Aurélie Champagne s'est entretenue avec Shepard Fairey pour Rue89, en voici quelques extraits.
A 20 ans, il recouvre un panneau publicitaire de Providence (Rhode Island, Etats-Unis) d'une image représentant la tête esquintée d'un catcheur français des années 70 : André Roussimoff, dit André le géant. Au nom d'une obscure private joke, il flanque ce portrait d'une phrase récurrente : Une variation de André the Giant Has a Posse (André le géant a une bande).

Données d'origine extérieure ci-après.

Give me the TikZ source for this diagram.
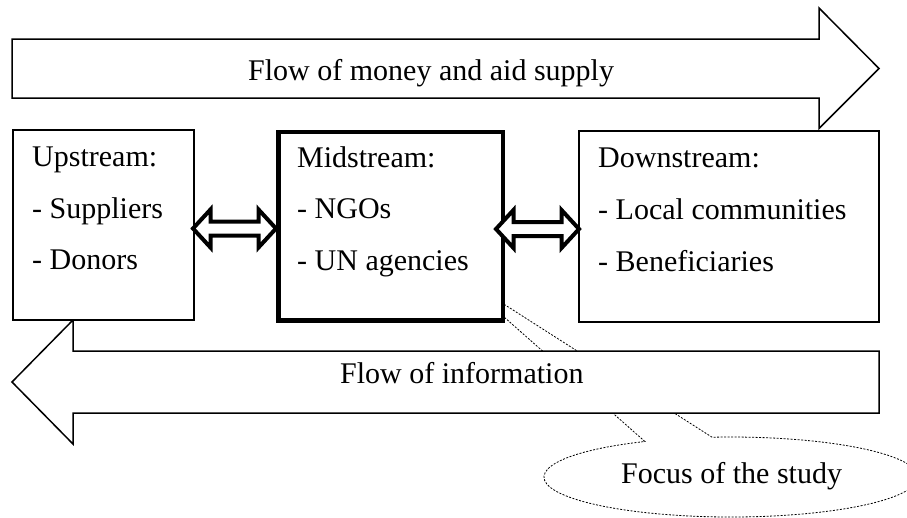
\documentclass[tikz,border=0pt]{standalone}
\usepackage{fontspec}
\setmainfont{Liberation Serif}
\begin{document}
\begin{tikzpicture}[x=1pt,y=-1pt,
  lbl/.style={font=\fontsize{30}{36}\selectfont, inner sep=0pt, anchor=base west},
  thinline/.style={draw=black, line width=1.5pt, fill=white, line join=miter},
  thinbox/.style={draw=black, line width=1.5pt, fill=white, inner sep=0pt, anchor=north west},
  thickbox/.style={draw=black, line width=4.5pt, fill=white, inner sep=0pt, anchor=north west},
  dblarrow/.style={draw=black, line width=4pt, fill=white, line join=miter, miter limit=10},
  callout/.style={draw=black, line width=0.8pt, dash pattern=on 2pt off 1.5pt, fill=white},
  dbl/.pic={\draw[dblarrow] (-41.5,0) -- (-24,-19) -- (-24,-7) -- (24,-7) -- (24,-19) -- (41.5,0)
      -- (24,19) -- (24,7) -- (-24,7) -- (-24,19) -- cycle;}]
\useasboundingbox (0,0) rectangle (907,517);

% callout for the focus of the study
\coordinate (ptr) at (452,271);
\draw[callout] (ptr) -- (644.9,441.5)
  arc[start angle=117.4, end angle=455.8, x radius=187pt, y radius=40pt] -- cycle;

% flow of money (right) arrow
\draw[thinline] (12,39) -- (819,39) -- (819,8) -- (879,68.5) -- (819,128.5) -- (819,98) -- (12,98) -- cycle;
% flow of information (left) arrow
\draw[thinline] (879,351) -- (73,351) -- (73,320) -- (12,382) -- (73,444) -- (73,413) -- (879,413) -- cycle;

% boxes
\node[thinbox, minimum width=181pt, minimum height=190pt] (up) at (12,129) {};
\node[thickbox, minimum width=224.5pt, minimum height=188.5pt] (mid) at (276,129.5) {};
\node[thinbox, minimum width=300pt, minimum height=191pt] (down) at (578,130) {};

% double arrows
\pic (a1) at (234.5,228.5) {dbl};
\pic (a2) at (537.5,229) {dbl};

% texts
\node[lbl] (tmoney) at (248,80) {Flow of money and aid supply};
\node[lbl] (tinfo) at (340,383) {Flow of information};

\node[lbl] (u1) at (32,166) {Upstream:};
\node[lbl] (u2) at (32,218) {- Suppliers};
\node[lbl] (u3) at (32,269) {- Donors};

\node[lbl] (m1) at (297,167) {Midstream:};
\node[lbl] (m2) at (297,218.5) {- NGOs};
\node[lbl] (m3) at (297,270.5) {- UN agencies};

\node[lbl] (d1) at (598,167) {Downstream:};
\node[lbl] (d2) at (598,219) {- Local communities};
\node[lbl] (d3) at (598,271) {- Beneficiaries};

\node[lbl] (focus) at (621,483) {Focus of the study};
\end{tikzpicture}
\end{document}
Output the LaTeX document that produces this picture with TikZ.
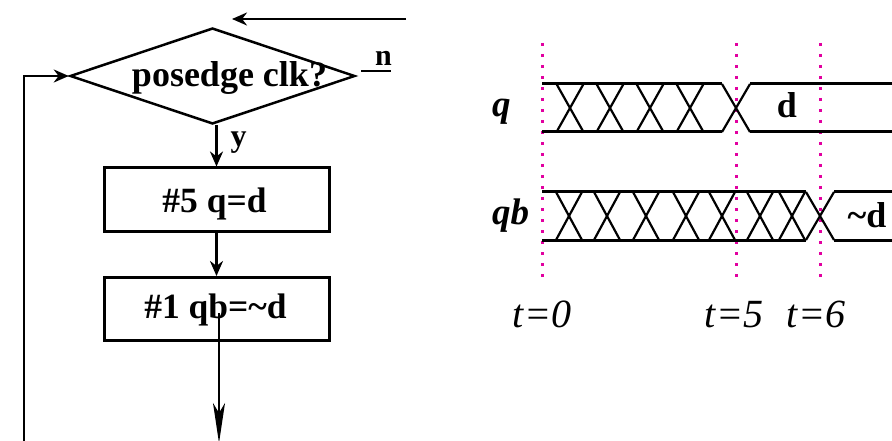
\documentclass[tikz,border=0pt]{standalone}
\usepackage{fontspec}
\setmainfont{Liberation Serif}
\usetikzlibrary{shapes.geometric,arrows.meta}
\definecolor{mag}{RGB}{225,0,160}
\begin{document}
\begin{tikzpicture}[x=1pt,y=-1pt,
  fc/.style={line width=2.5pt},
  boxn/.style={draw,line width=3pt,minimum width=225pt,minimum height=63pt,inner sep=0pt},
  lbl/.style={font=\bfseries\fontsize{35.5}{40}\selectfont,inner sep=0pt,anchor=base},
  sig/.style={line width=3pt},
  xs/.style={line width=2.2pt},
  tick/.style={mag,line width=3pt,dash pattern=on 3pt off 8pt},
  arr/.style={-{Stealth[length=15pt,width=13pt]}},
  thinarr/.style={line width=1.5pt,-{Stealth[length=40pt,width=12pt,inset=10pt]}}
]
\useasboundingbox (0,0) rectangle (892,441);
% ---------- flowchart ----------
\node[diamond,draw,fc,minimum width=285pt,minimum height=96pt,inner sep=0pt] (dia) at (212.5,76) {};
\node[lbl,font=\bfseries\fontsize{36}{40}\selectfont] (diat) at (229.5,87) {posedge clk?};
\node[boxn] (b1) at (216.5,199.5) {};
\node[lbl] (b1t) at (214.5,212) {\#5 q=d};
\node[boxn] (b2) at (216.5,309) {};
\node[lbl] (b2t) at (215.5,318) {\#1 qb=\char`\~d};
\coordinate (tr) at (406,19);
\coordinate (tl) at (232,19);
\draw[fc,arr] (tr) -- (tl);
\coordinate (lb) at (24,441);
\draw[fc,arr] (lb) |- (dia.west);
\coordinate (n1) at (361,71);
\coordinate (n2) at (391,71);
\draw[line width=2pt] (n1) -- (n2);
\node[font=\bfseries\fontsize{30}{34}\selectfont,inner sep=0pt,anchor=base] (nl) at (383.5,66) {n};
\draw[fc,arr] (b1.north |- dia.south) -- (b1.north);
\node[font=\bfseries\fontsize{32}{36}\selectfont,inner sep=0pt,anchor=base] (yl) at (238.5,147) {y};
\draw[fc,arr] (b1.south) -- (b2.north);
\coordinate (o1) at (219,313);
\coordinate (o2) at (219,443);
\draw[thinarr] (o1) -- (o2);
% ---------- timing ----------
\foreach \x in {542,736,820} \draw[tick] (\x,43) -- (\x,282);
% q row
\draw[sig] (542,84) -- (722,84) (542,132) -- (722,132);
\foreach \c in {570,610,650,690} \draw[xs] (\c-13.5,84) -- (\c+13.5,132) (\c+13.5,84) -- (\c-13.5,132);
\draw[xs] (722,84) -- (750,132) (722,132) -- (750,84);
\draw[sig] (750,84) -- (892,84) (750,132) -- (892,132);
% qb row
\draw[sig] (542,192) -- (806,192) (542,240) -- (806,240);
\foreach \c in {569,607,646,686,722,760,792} \draw[xs] (\c-13,192) -- (\c+13,240) (\c+13,192) -- (\c-13,240);
\draw[xs] (806,192) -- (834,240) (806,240) -- (834,192);
\draw[sig] (834,192) -- (892,192) (834,240) -- (892,240);
% labels
\node[font=\bfseries\itshape\fontsize{37}{40}\selectfont,inner sep=0pt,anchor=base west] (ql) at (492,117) {q};
\node[font=\bfseries\itshape\fontsize{37}{40}\selectfont,inner sep=0pt,anchor=base west] (qbl) at (492,225) {qb};
\node[font=\bfseries\fontsize{36}{40}\selectfont,inner sep=0pt,anchor=base] (dl) at (787,118) {d};
\node[font=\bfseries\fontsize{36}{40}\selectfont,inner sep=0pt,anchor=base] (ndl) at (867,227) {\char`\~d};
\node[font=\itshape\fontsize{40}{44}\selectfont,inner sep=0pt,anchor=base] (t0) at (542,327) {t=0};
\node[font=\itshape\fontsize{40}{44}\selectfont,inner sep=0pt,anchor=base] (t5) at (734,327) {t=5};
\node[font=\itshape\fontsize{40}{44}\selectfont,inner sep=0pt,anchor=base] (t6) at (816,327) {t=6};
\end{tikzpicture}
\end{document}
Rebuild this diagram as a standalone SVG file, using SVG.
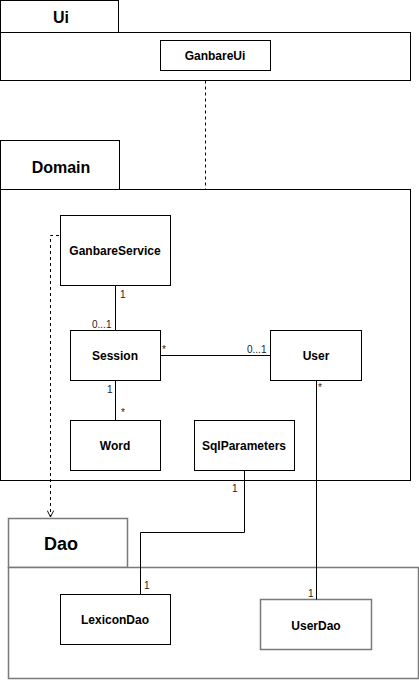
<svg xmlns="http://www.w3.org/2000/svg" width="419" height="680" viewBox="0 0 419 680">
<defs>
<style>
.pkg{fill:#fff;stroke:#000;stroke-width:1}
.pkgg{fill:#fff;stroke:#7a7a7a;stroke-width:1.5}
.cls{fill:#fff;stroke:#000;stroke-width:1}
.clsg{fill:#fff;stroke:#7a7a7a;stroke-width:1.5}
.pt{font-family:"Liberation Sans",Arial,sans-serif;font-weight:bold;fill:#000;text-anchor:middle}
.ct{font-family:"Liberation Sans",Arial,sans-serif;font-weight:bold;font-size:12px;fill:#000;text-anchor:middle}
.m{font-family:"Liberation Sans",Arial,sans-serif;font-size:10px;fill:#222}
.e{fill:none;stroke:#000;stroke-width:1}
.d{fill:none;stroke:#000;stroke-width:1;stroke-dasharray:3,3}
</style>
<marker id="open" viewBox="0 0 10 10" refX="9" refY="5" markerWidth="8" markerHeight="8" orient="auto" markerUnits="userSpaceOnUse">
<path d="M1,1 L9,5 L1,9" fill="none" stroke="#000" stroke-width="1.2"/>
</marker>
</defs>
<rect width="419" height="680" fill="#fff"/>

<g id="pkg-ui">
<rect class="pkg" x="0.5" y="0.5" width="118" height="32"/>
<rect class="pkg" x="0.5" y="32.5" width="410" height="48"/>
<text class="pt" x="61" y="23" font-size="16">Ui</text>
</g>
<g id="pkg-domain">
<rect class="pkg" x="0.5" y="140.5" width="119" height="49"/>
<rect class="pkg" x="0.5" y="189.5" width="410" height="291"/>
<text class="pt" x="61" y="173" font-size="16">Domain</text>
</g>
<g id="pkg-dao">
<rect class="pkgg" x="8.5" y="518.5" width="119" height="49"/>
<rect class="pkgg" x="8.5" y="567.5" width="410" height="111"/>
<text class="pt" x="61" y="550" font-size="18">Dao</text>
</g>

<g id="node-ganbareui">
<rect class="cls" x="160.5" y="40.5" width="110" height="30"/>
<text class="ct" x="215" y="60">GanbareUi</text>
</g>
<g id="node-ganbareservice">
<rect class="cls" x="60.5" y="215.5" width="110" height="70"/>
<text class="ct" x="115" y="255">GanbareService</text>
</g>
<g id="node-session">
<rect class="cls" x="70.5" y="330.5" width="90" height="50"/>
<text class="ct" x="115" y="360">Session</text>
</g>
<g id="node-user">
<rect class="cls" x="270.5" y="330.5" width="91" height="50"/>
<text class="ct" x="316" y="360">User</text>
</g>
<g id="node-word">
<rect class="cls" x="70.5" y="420.5" width="90" height="50"/>
<text class="ct" x="115" y="450">Word</text>
</g>
<g id="node-sqlparameters">
<rect class="cls" x="194.5" y="420.5" width="100" height="50"/>
<text class="ct" x="244" y="450">SqlParameters</text>
</g>
<g id="node-lexicondao">
<rect class="cls" x="60.5" y="594.5" width="110" height="50"/>
<text class="ct" x="115" y="624">LexiconDao</text>
</g>
<g id="node-userdao">
<rect class="clsg" x="260.5" y="599.5" width="111" height="50"/>
<text class="ct" x="316" y="630">UserDao</text>
</g>

<g id="connectors">
<path class="d" d="M205.5,80.5 L205.5,189.5"/>
<path class="d" d="M59,235.5 L50.5,235.5 L50.5,517" marker-end="url(#open)"/>
<path class="e" d="M115.5,285.5 L115.5,330.5"/>
<path class="e" d="M160.5,355.5 L270.5,355.5"/>
<path class="e" d="M115.5,380.5 L115.5,420.5"/>
<path class="e" d="M316.5,380.5 L316.5,599.5"/>
<path class="e" d="M244.5,470.5 L244.5,532.5 L140.5,532.5 L140.5,594.5 L116.5,594.5"/>
<text class="m" x="120" y="298">1</text>
<text class="m" x="92" y="328">0...1</text>
<text class="m" x="162" y="353">*</text>
<text class="m" x="247" y="353">0...1</text>
<text class="m" x="107" y="393">1</text>
<text class="m" x="121" y="416">*</text>
<text class="m" x="318" y="391">*</text>
<text class="m" x="232" y="492">1</text>
<text class="m" x="144" y="589">1</text>
<text class="m" x="308" y="597">1</text>
</g>
</svg>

« C'est la première œuvre qui a vraiment compté. Celle pour laquelle il y a eu un avant et un après. Ce panneau a provoqué tellement de choses, il a été tellement vu. Les gens se demandaient s'il y avait un acte politique derrière. Tout le monde s'interrogeait. C'est là que je me suis rendu compte du poids qu'avait une image dans la rue, dès lors que ce n'est pas une pub. J'ai mesuré l'immense pouvoir que c'était. »
Fairey se met à alors coloniser les murs de Los Angeles avec son image d'André. Mais en 1998, Titan Sports, détentrice de la marque, le menace de poursuites. L'artiste abdique sans rien lâcher et continue à utiliser l'image du catcheur. A ceci près qu'il l'accompagne désormais de l'impératif : Obey.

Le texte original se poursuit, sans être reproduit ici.